Training and Inference
Given a dataset of time series — say, temperature measurements recorded every hour for a year — you train the network by asking it to produce trajectories that match the observed data. You provide an initial condition (the temperature at some starting time \(t_0\)), integrate forward using a numerical method, and penalise the network for deviating from the true observed values.
At inference time, the network is called many times during a single prediction. Each call takes the current state \(z(t)\) and current time \(t\) as input, outputs a rate of change, and the integrator nudges the state forward by a small \(\Delta t\). This repeats until you reach your desired target time. The target time is not an input to the network — it's simply the stopping condition for the integrator.

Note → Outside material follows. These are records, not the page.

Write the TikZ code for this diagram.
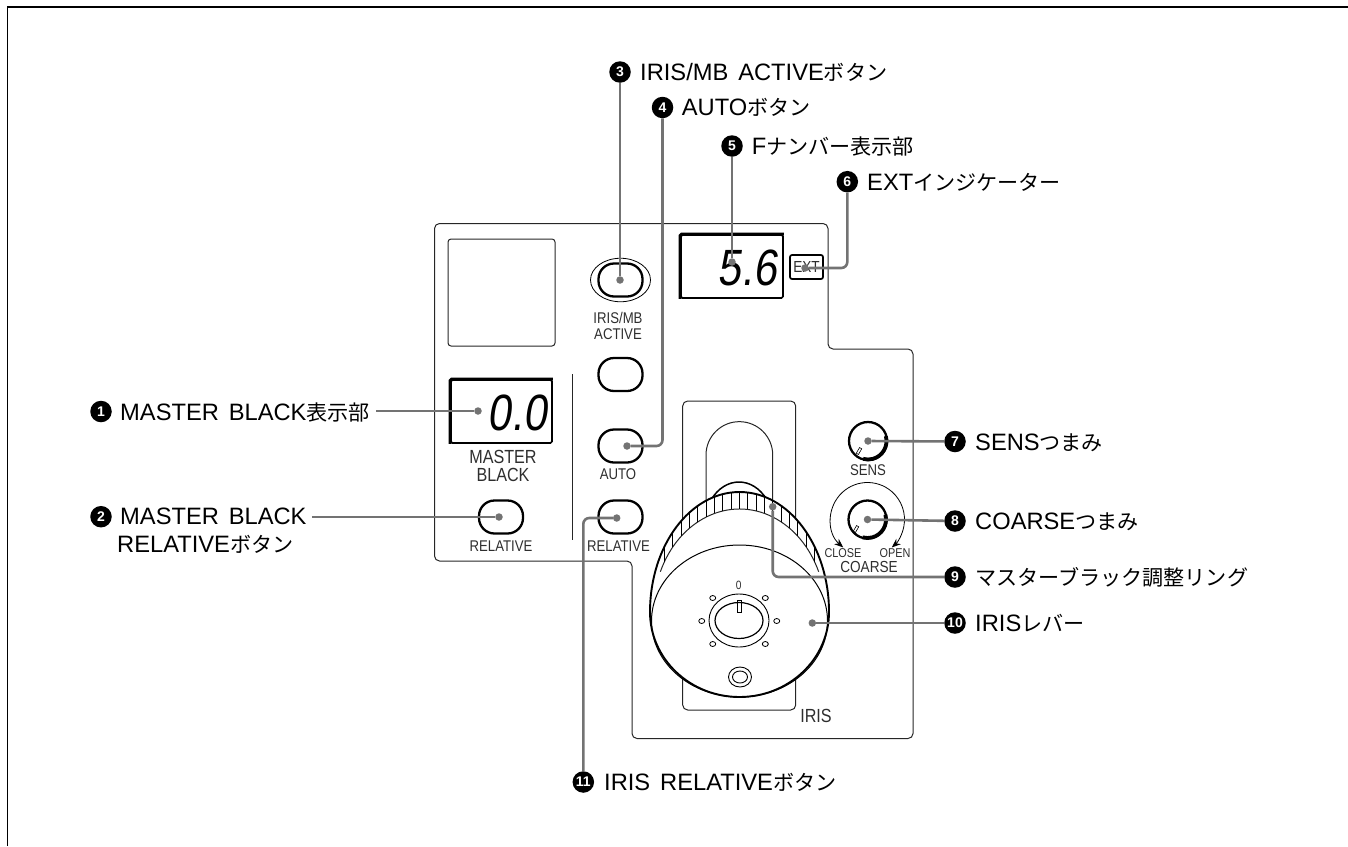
\documentclass[tikz,border=0pt]{standalone}
\usepackage{fontspec}
\setmainfont[WordSpace=1.5]{Liberation Sans}
\newfontfamily\cjk[Scale=0.89]{Noto Sans CJK JP}
\newfontfamily\panelfont[FakeStretch=0.85]{Liberation Sans}
\newfontfamily\lcdfont[FakeStretch=0.83,FakeSlant=0.14]{Liberation Sans}
\newcommand{\jp}[1]{{\cjk #1}}
\usetikzlibrary{arrows.meta,shapes.geometric}
\definecolor{leadgray}{HTML}{737373}
\definecolor{paneltext}{HTML}{2E2E2E}
\tikzset{
  panelline/.style={line width=1pt,black!85},
  pushbtn/.style={draw,rectangle,rounded corners=15.5pt,minimum width=44pt,minimum height=33pt,inner sep=0pt,line width=2.3pt},
  lcdframe/.style={draw,rectangle,rounded corners=1.5pt,inner sep=0pt,line width=1.7pt},
  lcdtext/.style={inner sep=0pt,anchor=base east,font=\lcdfont\fontsize{51}{51}\selectfont},
  paneltxt/.style={inner sep=0pt,align=center,text=paneltext,font=\panelfont\fontsize{15.5}{16.5}\selectfont},
  bigtxt/.style={paneltxt,font=\panelfont\fontsize{19}{18.5}\selectfont},
  tinytxt/.style={paneltxt,font=\panelfont\fontsize{12.8}{14}\selectfont},
  knobring/.style={draw,circle,minimum size=38pt,inner sep=0pt,line width=2.3pt},
  knobmark/.style={draw,rectangle,minimum width=2.5pt,minimum height=6.5pt,inner sep=0pt,line width=.6pt,rotate=-30},
  numcirc/.style={circle,fill=black,text=white,minimum size=21.5pt,inner sep=0pt,font=\bfseries\fontsize{14}{14}\selectfont},
  numlabel/.style={inner sep=0pt,anchor=base west,font=\fontsize{23.7}{27.7}\selectfont},
  leadline/.style={draw=leadgray,line width=2.6pt},
  leaddot/.style={circle,fill=leadgray,minimum size=7.5pt,inner sep=0pt},
  holedot/.style={draw,ellipse,minimum width=6pt,minimum height=5pt,inner sep=0pt,line width=.8pt},
}
\begin{document}
\begin{tikzpicture}[x=1pt,y=-1pt]
\useasboundingbox (0,0) rectangle (1348,846);
\draw [line width=1.6pt] (7.5,846) -- (7.5,7) -- (1348,7);

\draw [panelline,rounded corners=5pt] (434.5,223.5) -- (828,223.5) -- (828,349) -- (913,349) -- (913,738.5) -- (632,738.5) -- (632,561) -- (434.5,561) -- cycle;
\draw [panelline,rounded corners=3pt] (448,239) rectangle (555,346);
\draw [panelline] (572.5,374) -- (572.5,540);

\node (ringactive) [draw,ellipse,minimum width=60pt,minimum height=43.5pt,inner sep=0pt,line width=.8pt] at (620.5,280) {};
\node (btnactive) [pushbtn] at (620.5,280) {};
\node (btnblank) [pushbtn] at (620.5,374.5) {};
\node (btnauto) [pushbtn] at (620.5,446) {};
\node (btnrelative) [pushbtn] at (620.5,517) {};
\node (btnmaster) [pushbtn] at (501,517) {};
\node (txtactive) [paneltxt] at (618,326) {IRIS/MB\\ACTIVE};
\node (txtauto) [paneltxt] at (618,474) {AUTO};
\node (txtrelative) [paneltxt] at (618.5,546) {RELATIVE};
\node (txtmasterrel) [paneltxt] at (501,546) {RELATIVE};
\node (txtmaster) [bigtxt] at (503,466) {MASTER\\BLACK};

\node (lcdmaster) [lcdframe,minimum width=101pt,minimum height=63pt] at (501.5,411.5) {};
\draw [line width=3pt,rounded corners=1.5pt] (lcdmaster.south west) |- (lcdmaster.north east);
\node (lcdmastertxt) [lcdtext] at (547,430) {0.0};
\node (lcdiris) [lcdframe,minimum width=102pt,minimum height=63pt] at (732,266.5) {};
\draw [line width=3pt,rounded corners=1.5pt] (lcdiris.south west) |- (lcdiris.north east);
\node (lcdiristxt) [lcdtext] at (777,285.5) {5.6};
\node (extbox) [draw,rectangle,rounded corners=2pt,minimum width=33pt,minimum height=24pt,inner sep=0pt,line width=1.7pt,text=paneltext,font=\panelfont\fontsize{16}{16}\selectfont] at (806.5,267) {EXT};

\node (knobsens) [knobring] at (868,441) {};
\draw [line width=3.8pt] (868,441) ++(-15:18.5) arc[start angle=-15,end angle=105,radius=18.5];
\node (marksens) [knobmark] at (859,451) {};
\node (txtsens) [paneltxt] at (868,470) {SENS};
\draw [line width=.8pt,{Stealth[length=9pt,width=7pt]}-{Stealth[length=9pt,width=7pt]}] (867.5,519.5) ++(131:37) arc[start angle=131,end angle=409,radius=37];
\node (knobcoarse) [knobring] at (867.5,519.5) {};
\draw [line width=3.8pt] (867.5,519.5) ++(-15:18.5) arc[start angle=-15,end angle=105,radius=18.5];
\node (markcoarse) [knobmark] at (856,529) {};
\node (txtclose) [tinytxt] at (843,553) {CLOSE};
\node (txtopen) [tinytxt] at (895,553) {OPEN};
\node (txtcoarse) [paneltxt,font=\panelfont\fontsize{16}{16}\selectfont] at (869,567) {COARSE};

\draw [panelline,rounded corners=5pt] (682.7,401) rectangle (795.7,710);
\draw [panelline] (706,500) -- (706,455) arc[start angle=180,end angle=360,radius=33.35] -- (772.7,500);
\draw [line width=1.5pt] (711,500) .. controls (725,476) and (753,476) .. (767,500);
\draw [fill=white,line width=1.9pt] (650,612) arc[start angle=180,end angle=360,x radius=89.5,y radius=120] arc[start angle=0,end angle=180,x radius=89.5,y radius=85];
\draw [panelline] (739.5,612) ++(203:86 and 103) arc[start angle=203,end angle=337,x radius=86,y radius=103];
\foreach \k in {-9,...,9}{
  \pgfmathsetmacro{\tickx}{739.3+\k*8.33}
  \pgfmathsetmacro{\ticktop}{612-120*sqrt(1-(\k*8.33/89.5)^2)}
  \pgfmathsetmacro{\tickbot}{612-103*sqrt(1-(\k*8.33/86)^2)}
  \draw [line width=.8pt] (\tickx,\ticktop) -- (\tickx,\tickbot);
}
\draw [line width=1pt] (739.5,621) ellipse[x radius=88,y radius=76];
\draw [line width=.9pt] (739,620.5) ellipse[x radius=30,y radius=26.5];
\draw [line width=1.2pt] (739,620.5) ellipse[x radius=24,y radius=18];
\draw [line width=.8pt] (737.3,600.7) rectangle (741.7,612.3);
\node (holea) [holedot] at (712.7,598) {};
\node (holeb) [holedot] at (765.3,598) {};
\node (holec) [holedot] at (701.7,621) {};
\node (holed) [holedot] at (776.7,621) {};
\node (holee) [holedot] at (712.7,644) {};
\node (holef) [holedot] at (765.3,644) {};
\node (txtzero) [paneltxt,font=\panelfont\fontsize{12}{12}\selectfont] at (738.7,585.7) {0};
\draw [line width=.9pt] (740,677) ellipse[x radius=11.5,y radius=10];
\draw [line width=.9pt] (740,677) ellipse[x radius=7.5,y radius=6];
\node (txtiris) [bigtxt] at (816,716) {IRIS};

\node (numone) [numcirc] at (101,411.5) {1};
\node (labone) [numlabel] at (120,420) {MASTER BLACK\jp{表示部}};
\node (numtwo) [numcirc] at (101,516.7) {2};
\node (labtwo) [numlabel,anchor=west,align=left] at (117,531) {\hspace*{3pt}MASTER BLACK\\RELATIVE\jp{ボタン}};
\node (numthree) [numcirc] at (620,72) {3};
\node (labthree) [numlabel] at (640,80) {IRIS/MB ACTIVE\jp{ボタン}};
\node (numfour) [numcirc] at (662.5,107.5) {4};
\node (labfour) [numlabel] at (681.7,115) {AUTO\jp{ボタン}};
\node (numfive) [numcirc] at (732,146) {5};
\node (labfive) [numlabel] at (751.7,154) {F\jp{ナンバー表示部}};
\node (numsix) [numcirc] at (847.3,181.7) {6};
\node (labsix) [numlabel] at (867,190) {EXT\jp{インジケーター}};
\node (numseven) [numcirc] at (955,441.5) {7};
\node (labseven) [numlabel] at (975,450) {SENS\jp{つまみ}};
\node (numeight) [numcirc] at (955,521) {8};
\node (labeight) [numlabel] at (975,529) {COARSE\jp{つまみ}};
\node (numnine) [numcirc] at (955,577) {9};
\node (labnine) [numlabel] at (975,585) {\jp{マスターブラック調整リング}};
\node (numten) [numcirc] at (955,623) {10};
\node (labten) [numlabel] at (975,631.5) {IRIS\jp{レバー}};
\node (numeleven) [numcirc] at (583.3,782) {11};
\node (labeleven) [numlabel] at (604,790) {IRIS RELATIVE\jp{ボタン}};

\node (dotone) [leaddot] at (478,411) {};
\node (dottwo) [leaddot] at (499,517) {};
\node (dotthree) [leaddot] at (620,280) {};
\node (dotfour) [leaddot] at (627,446) {};
\node (dotfive) [leaddot] at (732,262) {};
\node (dotsix) [leaddot] at (805,268) {};
\node (dotseven) [leaddot] at (868,441) {};
\node (doteight) [leaddot] at (867.5,519.5) {};
\node (dotnine) [leaddot] at (772.7,506.7) {};
\node (dotten) [leaddot] at (812.3,623) {};
\node (doteleven) [leaddot] at (616.7,518) {};

\draw [leadline] ([xshift=6pt]labone.east |- dotone) -- (dotone);
\draw [leadline] ([xshift=5pt]labtwo.east |- dottwo) -- (dottwo);
\draw [leadline] (numthree) -- (dotthree);
\draw [leadline,rounded corners=6pt] (numfour) |- (dotfour);
\draw [leadline] (numfive) -- (dotfive);
\draw [leadline,rounded corners=6pt] (numsix) |- (dotsix);
\draw [leadline] (numseven) -- (dotseven);
\draw [leadline] (numeight) -- (doteight);
\draw [leadline,rounded corners=6pt] (dotnine) |- (numnine);
\draw [leadline] (numten) -- (dotten);
\draw [leadline,rounded corners=6pt] (numeleven) |- (doteleven);
\end{tikzpicture}
\end{document}
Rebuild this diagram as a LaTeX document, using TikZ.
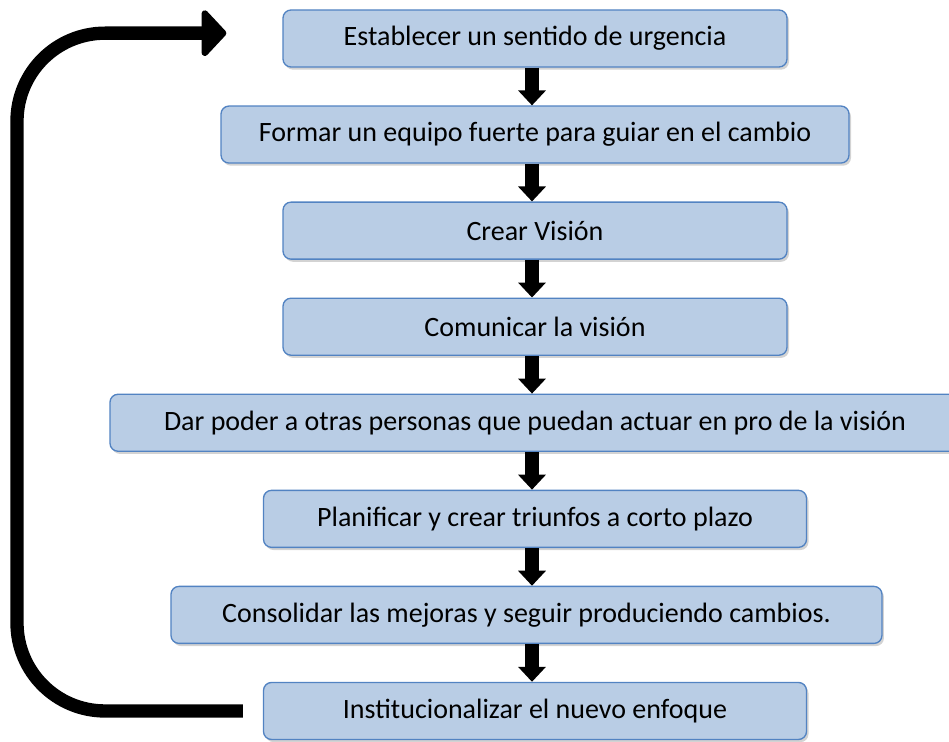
\documentclass[tikz,border=0pt]{standalone}
\usepackage{fontspec}
\setmainfont{Carlito}
\usepackage{xcolor}
\usepackage{tikz}
\usetikzlibrary{positioning,shadows,arrows.meta}
\definecolor{boxfill}{HTML}{B9CDE5}
\definecolor{boxline}{HTML}{5283C2}

\begin{document}
\begin{tikzpicture}[x=0.75pt,y=-0.75pt,
            node distance = 28.3pt,
            stepbox/.style = {draw=boxline, fill=boxfill, rounded corners=6pt, line width=1pt,
                minimum height=42.75pt, font=\fontsize{21}{24}\selectfont,
                drop shadow={shadow xshift=1.5pt, shadow yshift=-2pt, opacity=0.35}},
            downarrow/.style = {line width=10.5pt, -{Triangle[width=20.25pt,length=11.25pt]}},
            looparrow/.style = {line width=10pt, rounded corners=66pt, -{Triangle[width=40.5pt,length=19.5pt,round]}}]
            \useasboundingbox (0,0) rectangle (949,742);
            \node (b1) [stepbox, minimum width=378pt] at (535,38.5) {Establecer un sentido de urgencia};
            \node (b2) [stepbox, minimum width=471pt, below=of b1] {Formar un equipo fuerte para guiar en el cambio};
            \node (b3) [stepbox, minimum width=378pt, below=of b2] {Crear Visión};
            \node (b4) [stepbox, minimum width=378pt, below=of b3] {Comunicar la visión};
            \node (b5) [stepbox, minimum width=637.5pt, below=of b4] {Dar poder a otras personas que puedan actuar en pro de la visión};
            \node (b6) [stepbox, minimum width=407.25pt, below=of b5] {Planificar y crear triunfos a corto plazo};
            \node (b7) [stepbox, minimum width=533.25pt, below=of b6, xshift=-6.4pt] {Consolidar las mejoras y seguir produciendo cambios.};
            \node (b8) [stepbox, minimum width=407.25pt, below=of b7, xshift=6.4pt] {Institucionalizar el nuevo enfoque};
            % arrows between the steps
            \coordinate (arrowx) at (532,0);
            \foreach \a/\b in {b1/b2, b2/b3, b3/b4, b4/b5, b5/b6, b6/b7, b7/b8}
                \draw[downarrow] (\a.south -| arrowx) -- (\b.north -| arrowx);
            % return loop
            \coordinate (loopstart) at ([xshift=-15pt]b8.west);
            \coordinate (looptip) at ([xshift=-42pt,yshift=4pt]b1.west);
            \coordinate (loopleft) at (17,0);
            \draw[looparrow] (loopstart) -- (loopstart -| loopleft) -- (looptip -| loopleft) -- (looptip);
\end{tikzpicture}
\end{document}
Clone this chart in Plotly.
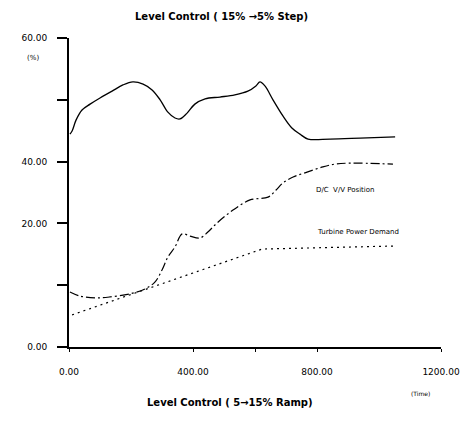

In practice, \(z\) is rarely a single number. For weather forecasting, it might be a vector containing temperature, pressure, humidity, and wind speed — all evolving together. The network learns to predict the joint rate of change of this entire state vector simultaneously.
Diffusion and Flow Models
In a diffusion or flow model, a neural network also learns a direction field over time, and you also integrate through time. But "time" here doesn't represent physical time moving forward in the real world. Instead, it represents a denoising process: starting from pure Gaussian noise and gradually flowing toward a clean data sample. The network learns, at every point in this process, which direction to nudge the current noisy sample to make it slightly more data-like.
The key difference from a classical Neural ODE is what the state \(z\) represents. In a physical system, \(z\) is something concrete like temperature or population size. In a generative model, \(z\) is a point in a high-dimensional data space — for example, the raw pixel values of an image. The network learns to flow that point from a noisy, random region of that space toward a region where real data lives.
Where ODEs Fall Short
ODEs are powerful, but they carry a fundamental limitation: the unknown function \(z(t)\) varies only with respect to one independent variable — time. This works well for systems that are spatially uniform, like a perfectly mixed liquid, a single-point measurement, or an abstract latent state in a generative model.
But most real physical systems are not spatially uniform. Temperature doesn't just vary over time — it varies across space too. A room isn't the same temperature everywhere. Sound doesn't arrive everywhere at once — it spreads outward from a source as a wave, with some regions affected before others. To describe systems that vary across both space and time simultaneously, ODEs are no longer sufficient, which is where Partial Differential Equations (PDEs) come into play.